If there was anything unusual about Saturday night for us, it was that I was actually in bed on time. I tend to be a night owl, so really any time I make it to bed before 11 p.m. I feel a sense of accomplishment. Going to sleep at such a relatively (for me) early hour contributed to the fact that when the Kenai Peninsula’s largest earthquake in decades struck in the middle of the night I was already deeply asleep.
The first thing I remember is a loud crash next our bed, followed by the disconcerting realization that the whole house was moving. A few confused seconds later the word “earthquake” blazed through my sleep-addled brain at precisely the same time my wife turned on the light yelled the same thing. By the time we had finally collected our wits enough to race our way downstairs to get our children, the shaking had already subsided. The worst was behind us.

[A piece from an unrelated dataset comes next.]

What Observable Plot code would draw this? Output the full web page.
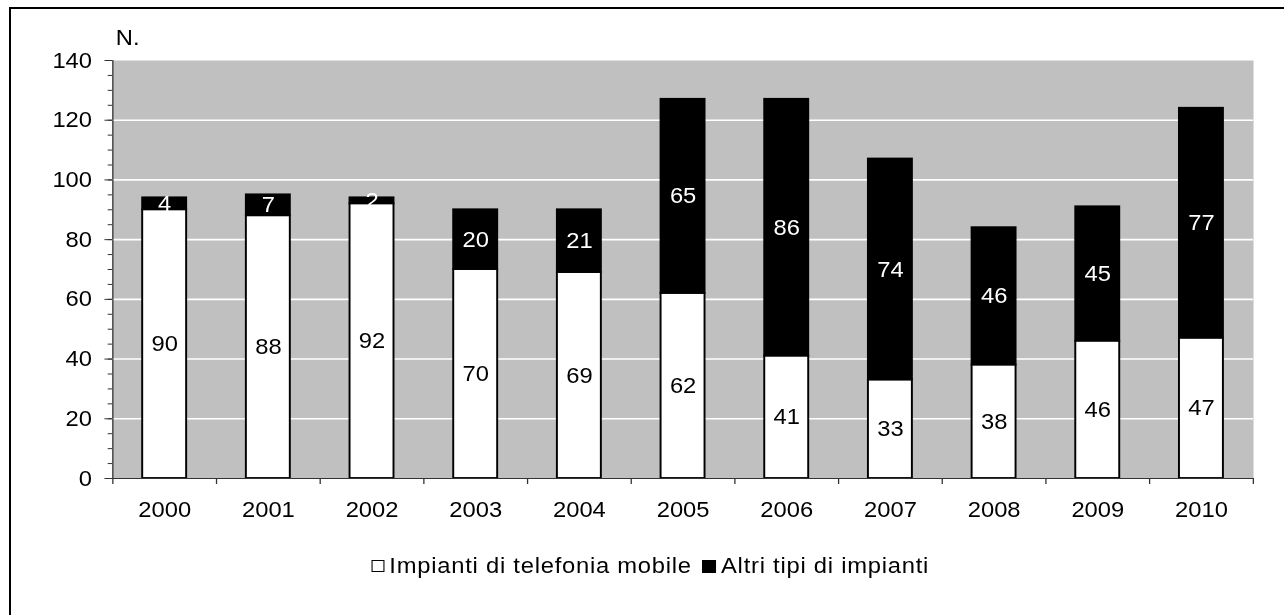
<!DOCTYPE html>
<html>
<head>
<meta charset="utf-8">
<script src="https://cdn.jsdelivr.net/npm/d3@7"></script>
<script src="https://cdn.jsdelivr.net/npm/@observablehq/plot@0.6"></script>
<style>
  html, body { margin: 0; padding: 0; background: #fff; }
  #page { position: relative; width: 1284px; height: 615px; overflow: hidden; background: #fff;
          font-family: "Liberation Sans", Arial, sans-serif; }
  #border { position: absolute; left: 9px; top: 7px; width: 1400px; height: 800px;
            border: 2.5px solid #000; box-sizing: border-box; }
  #stretch { position: absolute; left: 0; top: 0; transform-origin: 0 0; }
  #legend { position: absolute; top: 554px; display: flex; align-items: center;
            font-size: 22px; letter-spacing: 0.7px; color: #000; white-space: nowrap; line-height: 24px; }
  .sw { display: inline-block; width: 12px; height: 12px; box-sizing: border-box; margin-right: 5px; }
</style>
</head>
<body>
<div id="page">
  <div id="border"></div>
  <div id="stretch"></div>
</div>
<script>
// ---- data ----
const years = ["2000","2001","2002","2003","2004","2005","2006","2007","2008","2009","2010"];
const seriesNames = ["Impianti di telefonia mobile", "Altri tipi di impianti"];
const mobile = [90, 88, 92, 70, 69, 62, 41, 33, 38, 46, 47];
const altri  = [4, 7, 2, 20, 21, 65, 86, 74, 46, 45, 77];
const yTicks = [0, 20, 40, 60, 80, 100, 120, 140];
const yMinorTicks = d3.range(0, 141, 5);
const gridValues = [20, 40, 60, 80, 100, 120];
const yUnit = "N.";

const rows = [];
years.forEach((yr, i) => {
  rows.push({year: yr, series: seriesNames[0], value: mobile[i]});
  rows.push({year: yr, series: seriesNames[1], value: altri[i]});
});

// ---- layout (final picture px) ----
const S = 1.08;                 // horizontal stretch of the whole chart
const W = 1284 / S;
const H = 530;
const FS = 22;
const frameL = 112, frameR = 1253, frameT = 60, frameB = 478;
const mL = frameL / S, mR = (1284 - frameR) / S;
const step = (frameR - frameL) / S / years.length;
const barW = 44 / S;
const inset = (step - barW) / 2;
const font = "Liberation Sans, Arial, sans-serif";

const chart = Plot.plot({
  width: W,
  height: H,
  marginLeft: mL,
  marginRight: mR,
  marginTop: frameT,
  marginBottom: H - frameB,
  style: {fontFamily: font, fontSize: FS + "px", color: "#000", background: "transparent", overflow: "visible"},
  x: {type: "band", domain: years, padding: 0},
  y: {domain: [0, 140]},
  color: {domain: seriesNames, range: ["#ffffff", "#000000"]},
  marks: [
    Plot.frame({fill: "#c0c0c0"}),
    Plot.ruleY(gridValues, {stroke: "#ffffff", strokeWidth: 1.6}),
    Plot.barY(rows, {
      x: "year", y: "value", fill: "series", stroke: "#000", strokeWidth: 1.8,
      insetLeft: inset, insetRight: inset
    }),
    Plot.text(rows, Plot.stackY({
      x: "year", y: "value", z: "series",
      text: d => d.series === seriesNames[0] ? String(d.value) : "",
      fill: "#000", fontSize: FS
    })),
    Plot.text(rows, Plot.stackY({
      x: "year", y: "value", z: "series",
      text: d => d.series === seriesNames[1] ? String(d.value) : "",
      fill: "#fff", fontSize: FS
    })),
    // axis lines
    Plot.ruleY([0], {stroke: "#333", strokeWidth: 1.2}),
    Plot.ruleX([years[0]], {y1: 0, y2: 140, dx: -step / 2, stroke: "#333", strokeWidth: 1.2}),
    // category boundary ticks on x axis
    Plot.ruleX(years, {y1: 0, y2: 0, insetBottom: -6, dx: -step / 2, stroke: "#333", strokeWidth: 1.2}),
    Plot.ruleX([years[years.length - 1]], {y1: 0, y2: 0, insetBottom: -6, dx: step / 2, stroke: "#333", strokeWidth: 1.2}),
    // y axis: major + minor ticks
    Plot.axisY({ticks: yMinorTicks, tickSize: 4, tickFormat: () => "", stroke: "#333", label: null}),
    Plot.axisY({ticks: yTicks, tickSize: 7, tickPadding: 12, fontSize: FS, stroke: "#333", label: null}),
    Plot.axisX({tickSize: 0, tickPadding: 23, fontSize: FS, label: null}),
    Plot.text([yUnit], {frameAnchor: "top-left", text: d => d, dx: 3, dy: -23, textAnchor: "start", lineAnchor: "middle", fontSize: FS, fill: "#000"})
  ]
});

const stretch = document.getElementById("stretch");
stretch.style.width = W + "px";
stretch.style.transform = `scaleX(${S})`;
stretch.appendChild(chart);

// legend
const legend = document.createElement("div");
legend.id = "legend";
legend.style.left = (371 / S) + "px";
legend.innerHTML =
  `<span class="sw" style="background:#fff;border:1.3px solid #000"></span><span>${seriesNames[0]}</span>` +
  `<span class="sw" style="background:#000;width:13px;height:13px;margin-left:9px"></span><span>${seriesNames[1]}</span>`;
stretch.appendChild(legend);
</script>
</body>
</html>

Although we lost just a few vases and half a night’s sleep, we are aware of other families in our community who lost significantly more, including their homes. While we are thankful that there have been no reports of people being killed or even seriously injured, the quake was definitely one we will be talking about for years to come.
Here in Alaska we have already experienced three noticeable earthquakes, and every time the thing that sticks in my memory is the inherent wrongness of the ground moving. Of course, I’m used to being in vehicles while they move. I’ve had furniture collapse while I sat in it (don’t ask). I have even been in buildings that have briefly shaken as the result of something heavy crashing to the floor. The ground, however, is supposed to be the very standard of stability. If you want to make sure something stays in place, you put it on the ground. The fact that the ground is solid is a given … until it’s not. One of the reasons I find earthquakes so disconcerting is that the one thing that is supposed to be forever stable is, for a terrifying moment, moving. Earthquakes are a blunt reminder of how unreliable even the ground beneath our feet can be.
While some of us experience only a handful geologic earthquakes throughout our lifetimes, we all experience emotional and spiritual earthquakes in other areas of our lives. They are those times when the things we trusted and took for granted are suddenly shaken or even yanked out from under us. It can be the loss of a job, the collapse of a financial portfolio, or the catastrophic breakdown of a family car. It can be the breaking of a longtime relationship, the loss of a loved one, or even that phone call from the doctor with the report we’ve been dreading.
In the Gospel of Matthew Chapter 24, Jesus was answering his disciples’ questions regarding signs of the end of the world. In the midst of His many apocalyptic descriptions, He made this reassurance in verse 35: “Heaven and earth will pass away, but my words will never pass away.” He was reminding them (and us) that when the inevitable earthquakes shake through our lives, we do have a foundation to stand on that will be forever reliable, even outliving the existence of this planet itself. God’s words, his Kingdom, his grace, and his love for us, and our eternity with him are secured forever the moment we become a part of his family through Jesus.
Earthquakes will come, both physical and metaphorical, and almost always they will be terrifying. They won’t be without pain and loss, but in Christ’s reassurances they are never hopeless. We can always know that our pain will never outpace our promise. As the Apostle Paul puts it so eloquently in Romans 8:18: “I consider that our present sufferings are not worth comparing with the glory that will be revealed in us.”
When all other foundations shift in your life, may you be encouraged to know that there are some things will never shake, and those are the only things that will carry you through.